His research investigates the use of the queer body and queer semiotics to navigate and disrupt cis-normative environments. He received his MFA from the University of Nevada Las Vegas in 2022, and his BFA in Studio Art from the University of Oklahoma, Norman in 2012. He has performed at KillJoy Collective (Portland, Oregon), Front/Space (Kansas City, Missouri) and 21C Museum Hotel (Bentonville, Arkansas). His work has been featured locally in the Las Vegas Weekly, and internationally on Hyperallergic.
Reese is a co-founder of the Vegas Institute for Contemporary Engagement, a research lab for art and experimentation.
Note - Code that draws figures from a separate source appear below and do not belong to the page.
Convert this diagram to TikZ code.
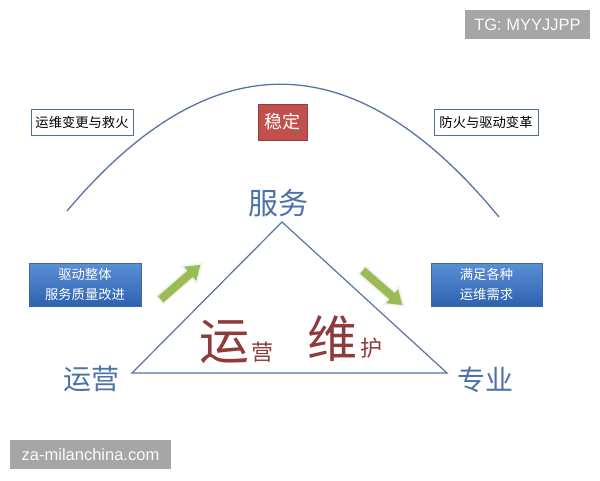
\documentclass[tikz,border=0pt]{standalone}
\usepackage{fontspec}
\setmainfont{Liberation Sans}
\newfontfamily\cjk{Noto Sans CJK SC}
\definecolor{arcblue}{HTML}{5675A2}
\definecolor{lblblue}{HTML}{4C72A8}
\definecolor{bigred}{HTML}{8E3B3B}
\definecolor{wborder}{HTML}{4F6F96}
\definecolor{redfill}{HTML}{C0504D}
\definecolor{redborder}{HTML}{9C3C3A}
\definecolor{btop}{HTML}{5A8FD6}
\definecolor{bbot}{HTML}{2E62AE}
\definecolor{bborder}{HTML}{3A68A8}
\definecolor{gfill}{HTML}{9BBB59}
\definecolor{gedge}{HTML}{EEF3E4}
\definecolor{wmgray}{HTML}{A6A6A6}
\begin{document}
\begin{tikzpicture}[x=1pt,y=-1pt,
  arcline/.style={draw=arcblue,line width=1.3pt},
  triline/.style={draw=arcblue,line width=1.2pt},
  wbox/.style={draw=wborder,fill=white,line width=1pt,inner sep=0pt,minimum height=26pt,
    font=\cjk\fontsize{13.3}{16}\selectfont,text=black},
  rbox/.style={draw=redborder,fill=redfill,line width=0.8pt,inner sep=0pt,minimum width=49pt,minimum height=36pt,
    font=\cjk\fontsize{18}{20}\selectfont,text=white},
  bbox/.style={draw=bborder,top color=btop,bottom color=bbot,line width=0.6pt,inner sep=0pt,minimum height=43pt,
    align=center,font=\cjk\fontsize{13.3}{20}\selectfont,text=white},
  lbl/.style={inner sep=0pt,text=lblblue,font=\cjk\fontsize{28}{30}\selectfont},
  bigch/.style={inner sep=0pt,text=bigred,font=\cjk\fontsize{50}{52}\selectfont},
  smallch/.style={inner sep=0pt,text=bigred,font=\cjk\fontsize{22}{24}\selectfont},
  garrow/.style={fill=gfill,draw=gedge,line width=1.6pt,line join=miter},
  wm/.style={fill=wmgray,inner sep=0pt,minimum height=29pt,text=white!96!gray,font=\fontsize{16.5}{18}\selectfont}
]
\useasboundingbox (0,0) rectangle (600,480);
\fill[white] (0,0) rectangle (600,480);

% arc
\coordinate (arcL) at (67,211);
\coordinate (arcR) at (499,217);
\draw[arcline] (arcL) .. controls (211,40) and (355,42) .. (arcR);

% top boxes
\node[wbox,minimum width=102pt] (chg) at (82,122) {运维变更与救火};
\node[rbox] (stab) at (282.5,122) {稳定};
\node[wbox,minimum width=104pt] (fire) at (486,122) {防火与驱动变革};

% triangle
\coordinate (tA) at (282,222);
\coordinate (tL) at (132,373);
\coordinate (tR) at (447,373);
\draw[triline,line join=miter] (tA) -- (tL) -- (tR) -- cycle;

% vertex labels
\node[lbl,font=\cjk\fontsize{30}{32}\selectfont] (fw) at (278,203) {服务};
\node[lbl] (yy) at (91,379) {运营};
\node[lbl] (zy) at (485,380) {专业};

% blue boxes
\node[bbox,minimum width=112pt] (drive) at (85,284.5) {驱动整体\\服务质量改进};
\node[bbox,minimum width=111pt] (meet) at (486.5,284.5) {满足各种\\运维需求};

% green arrows
\begin{scope}[shift={(160,300)},rotate=41]
  \filldraw[garrow] (0,5) -- (39,5) -- (39,11) -- (55,0) -- (39,-11) -- (39,-5) -- (0,-5) -- cycle;
\end{scope}
\begin{scope}[shift={(362,270)},rotate=-41]
  \filldraw[garrow] (0,5) -- (39,5) -- (39,11) -- (55,0) -- (39,-11) -- (39,-5) -- (0,-5) -- cycle;
\end{scope}

% inner big characters
\node[bigch] (yun) at (224,341.5) {运};
\node[smallch] (ying) at (262.5,352) {营};
\node[bigch] (wei) at (332.5,339) {维};
\node[smallch] (hu) at (371.5,348.5) {护};

% watermarks
\node[wm,minimum width=125pt] (tg) at (527.5,24.5) {TG: MYYJJPP};
\node[wm,minimum width=161pt] (za) at (90.5,454.5) {za-milanchina.com};
\end{tikzpicture}
\end{document}
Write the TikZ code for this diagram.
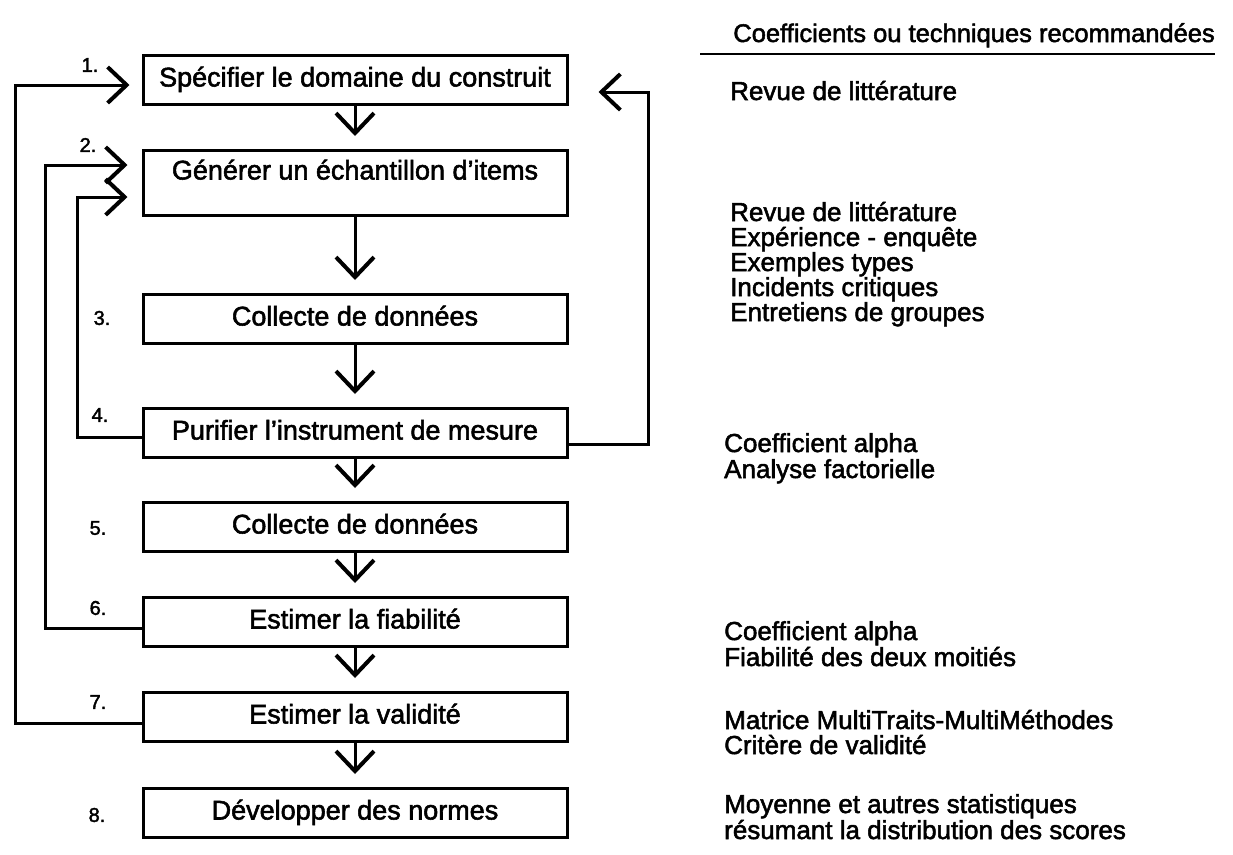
\documentclass[tikz,border=0pt]{standalone}
\usepackage{fontspec}
\setmainfont{Liberation Sans}[FakeBold=2]
\usetikzlibrary{arrows.meta}

\begin{document}
\begin{tikzpicture}[x=1pt,y=-1pt,
  etape/.style={draw,line width=3pt,minimum width=424pt,minimum height=49pt,inner sep=0pt,text height=19pt,text depth=6pt,font=\fontsize{27}{30}\selectfont},
  num/.style={font=\fontsize{20}{22}\selectfont},
  tech/.style={anchor=base west,inner sep=0pt,font=\fontsize{26}{28}\selectfont},
  fleche/.style={line width=3pt,-{Straight Barb[length=20pt,width=38pt,line width=4pt]}},
  boucle/.style={line width=3pt,-{Straight Barb[length=19pt,width=36pt,line width=4pt]}}]
\useasboundingbox (0,0) rectangle (1233,854);
\node[etape] (b1) at (355,80) {Spécifier le domaine du construit} ;
\node[etape,minimum height=65pt,text depth=26pt] (b2) at (355,183) {Générer un échantillon d'items} ;
\node[etape] (b3) at (355,319) {Collecte de données} ;
\node[etape] (b4) at (355,433) {Purifier l'instrument de mesure} ;
\node[etape] (b5) at (355,527) {Collecte de données} ;
\node[etape] (b6) at (355,622) {Estimer la fiabilité} ;
\node[etape] (b7) at (355,717) {Estimer la validité} ;
\node[etape] (b8) at (355,813) {Développer des normes} ;
\node[num] (n1) at (90,65) {1.} ;
\node[num] (n2) at (88,145) {2.} ;
\node[num] (n3) at (102,318) {3.} ;
\node[num] (n4) at (100,415) {4.} ;
\node[num] (n5) at (98,528) {5.} ;
\node[num] (n6) at (98,608) {6.} ;
\node[num] (n7) at (98,702) {7.} ;
\node[num] (n8) at (97,815) {8.} ;
\draw[fleche] (b1) to ([yshift=13pt]b2.north) ;
\draw[fleche] (b2) to ([yshift=13pt]b3.north) ;
\draw[fleche] (b3) to ([yshift=13pt]b4.north) ;
\draw[fleche] (b4) to ([yshift=13pt]b5.north) ;
\draw[fleche] (b5) to ([yshift=13pt]b6.north) ;
\draw[fleche] (b6) to ([yshift=13pt]b7.north) ;
\draw[fleche] (b7) to ([yshift=13pt]b8.north) ;
\draw[boucle] ([yshift=-6pt]b7.west) -- ++(-126,0) |- ([xshift=-12pt,yshift=-5pt]b1.west) ;
\draw[boucle] ([yshift=-6pt]b6.west) -- ++(-96,0) |- ([xshift=-14pt,yshift=18pt]b2.west) ;
\draw[boucle] ([yshift=-4pt]b4.west) -- ++(-64,0) |- ([xshift=-14pt,yshift=-14pt]b2.west) ;
\draw[boucle] ([yshift=-11pt]b4.east) -- ++(80,0) |- ([xshift=30pt,yshift=-12pt]b1.east) ;
\node[tech,anchor=base east,font=\fontsize{25.5}{28}\selectfont] (titre) at (1215,42) {Coefficients ou techniques recommandées} ;
\draw[line width=2.5pt] (700,54) -- (1215,54) ;
\node[tech] (r1) at (730,100) {Revue de littérature} ;
\node[tech] (r2a) at (730,221) {Revue de littérature} ;
\node[tech] (r2b) at (730,246) {Expérience - enquête} ;
\node[tech] (r2c) at (730,271) {Exemples types} ;
\node[tech] (r2d) at (730,296) {Incidents critiques} ;
\node[tech] (r2e) at (730,321) {Entretiens de groupes} ;
\node[tech] (r4a) at (724,452) {Coefficient alpha} ;
\node[tech] (r4b) at (724,478) {Analyse factorielle} ;
\node[tech] (r6a) at (724,640) {Coefficient alpha} ;
\node[tech] (r6b) at (724,666) {Fiabilité des deux moitiés} ;
\node[tech] (r7a) at (724,729) {Matrice MultiTraits-MultiMéthodes} ;
\node[tech] (r7b) at (724,754) {Critère de validité} ;
\node[tech] (r8a) at (724,813) {Moyenne et autres statistiques} ;
\node[tech] (r8b) at (724,839) {résumant la distribution des scores} ;
\end{tikzpicture}
\end{document}
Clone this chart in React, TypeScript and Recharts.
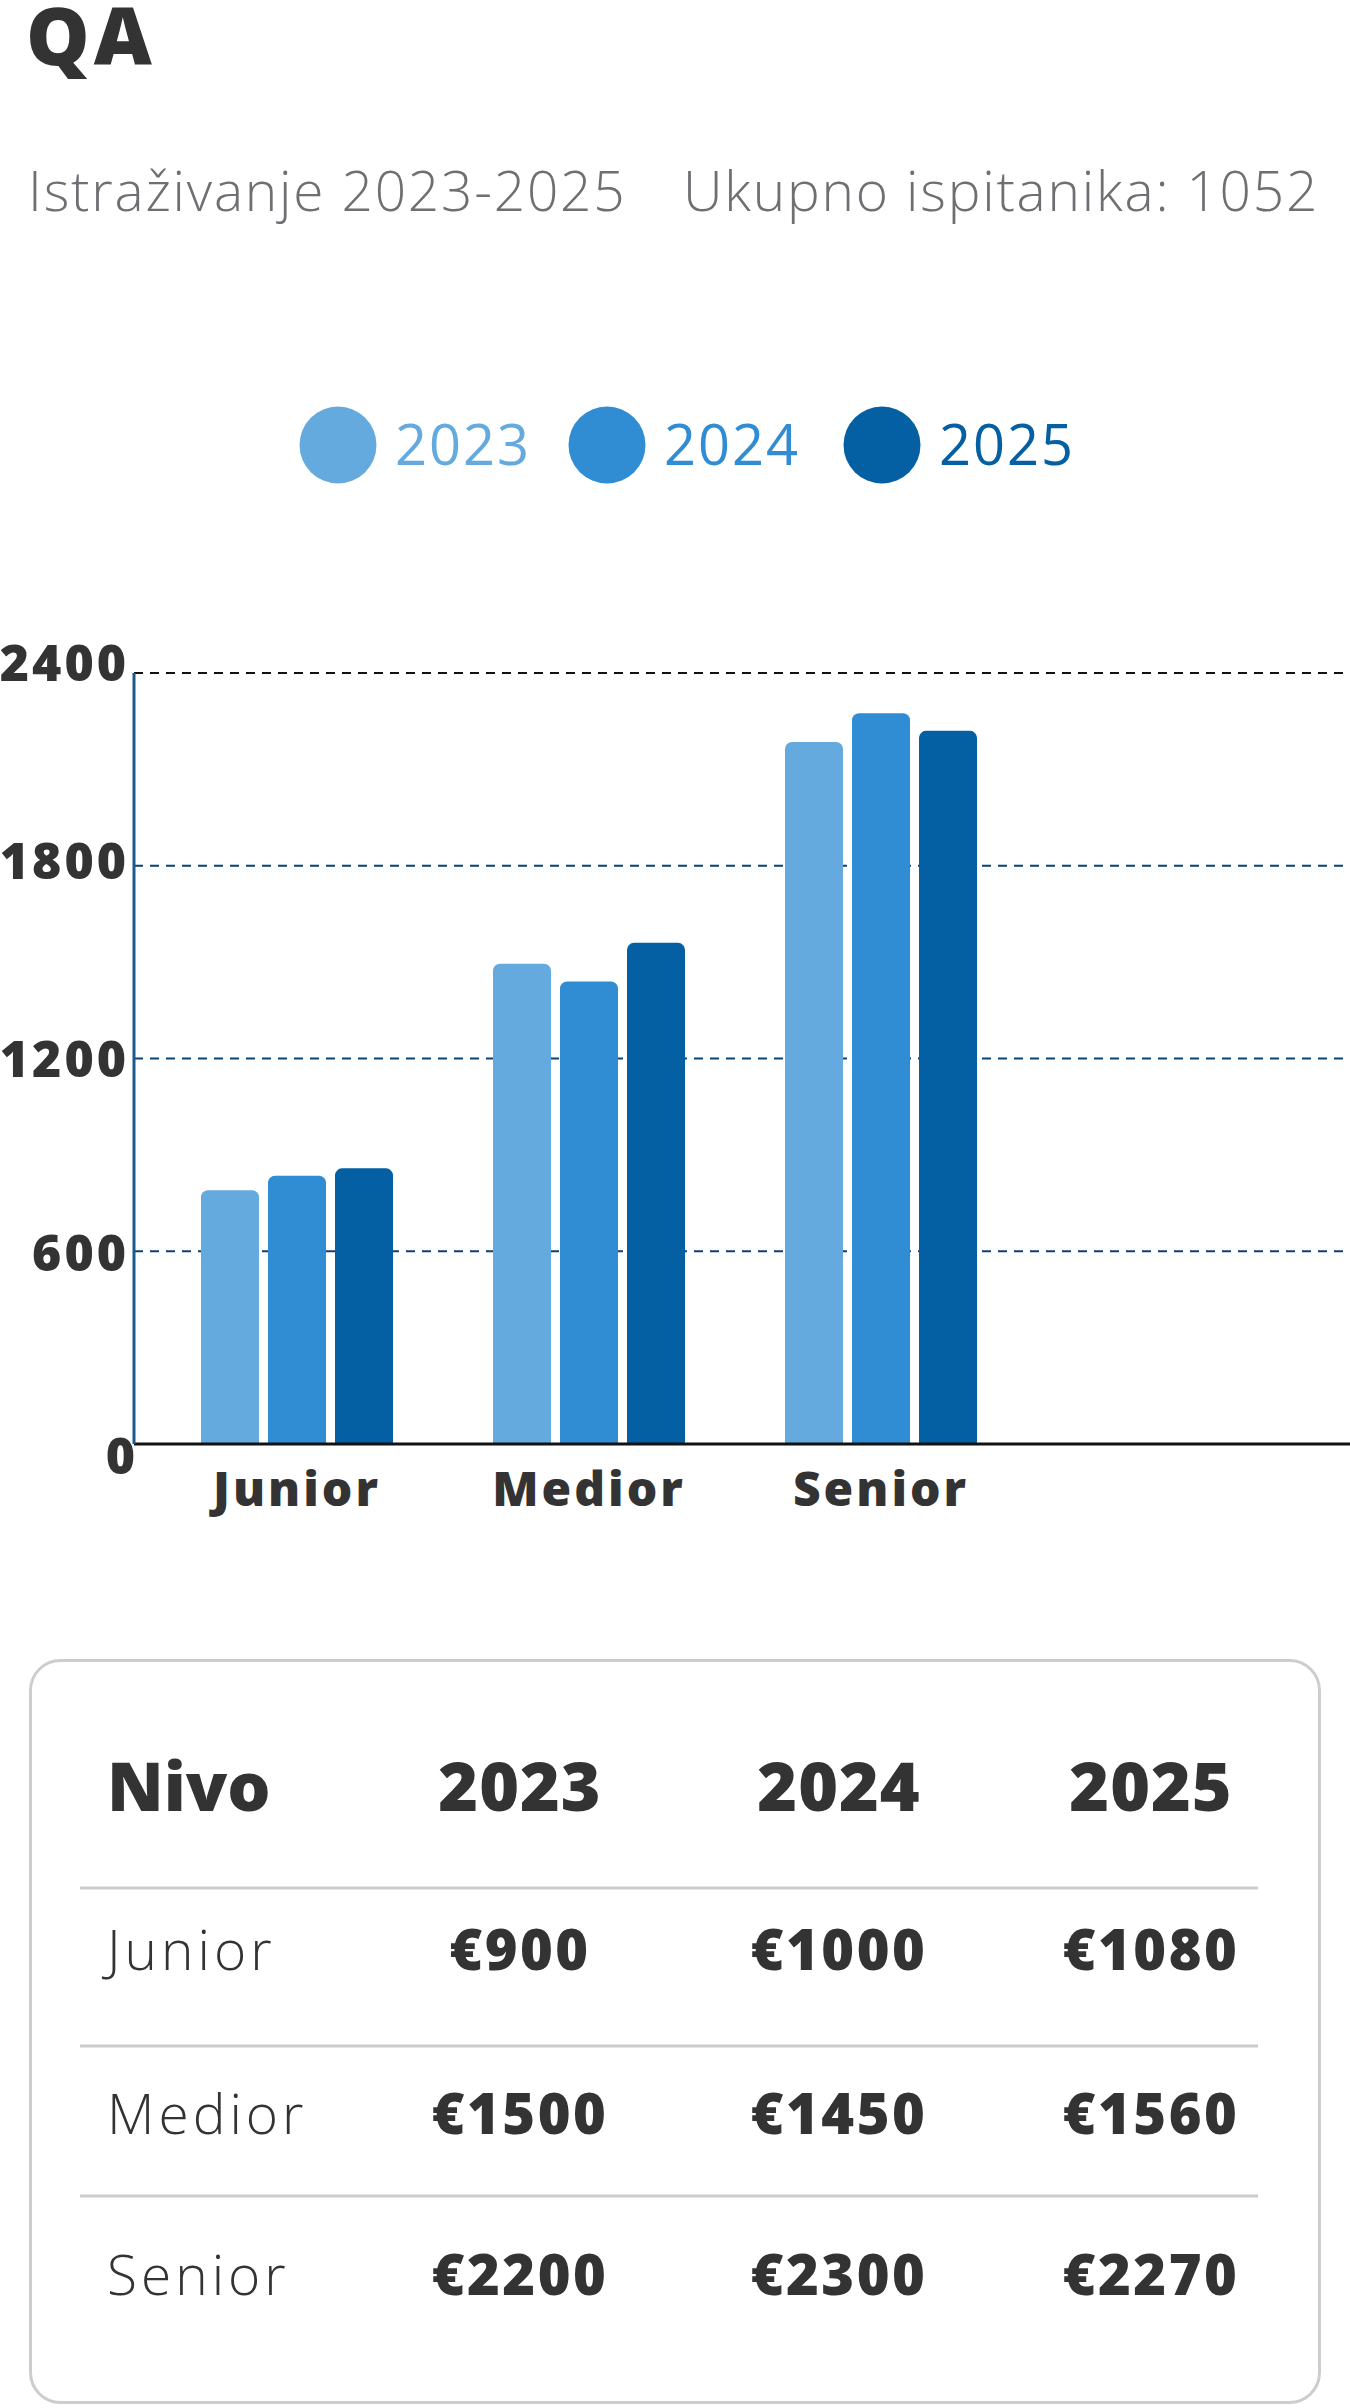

They have worked as an independent curator, arts writer, non-profit administrator, factory worker, educator, and art gallery director. He recently co-curated The Other Side of Paradise at the Barrick Museum of Art (Las Vegas, NV), and his writing is regularly published in Southwest Contemporary and Settlers + Nomads.
STATEMENT
Queer narratives reveal the precariousness of binaries. I reflect on the trauma of these oppressive binaries (gay/straight, able/disabled, cis/trans, male/female, top/bottom, normal/queer, migrant/native, sterile/erotic, human/nature). These systems limit progress.
Using watercolor, video, sound art, performance, and sculpture, I draw on queer collective memory, language studies, opera, narratives of migration, the desert landscape, Jewish mysticism, femme magic, and my own lived experience.
I approach making with a desire for queer utopia. My work sometimes caters to marginalized audiences and I often employ insider cultural touchstones that act as hidden reference points and clues to narrative.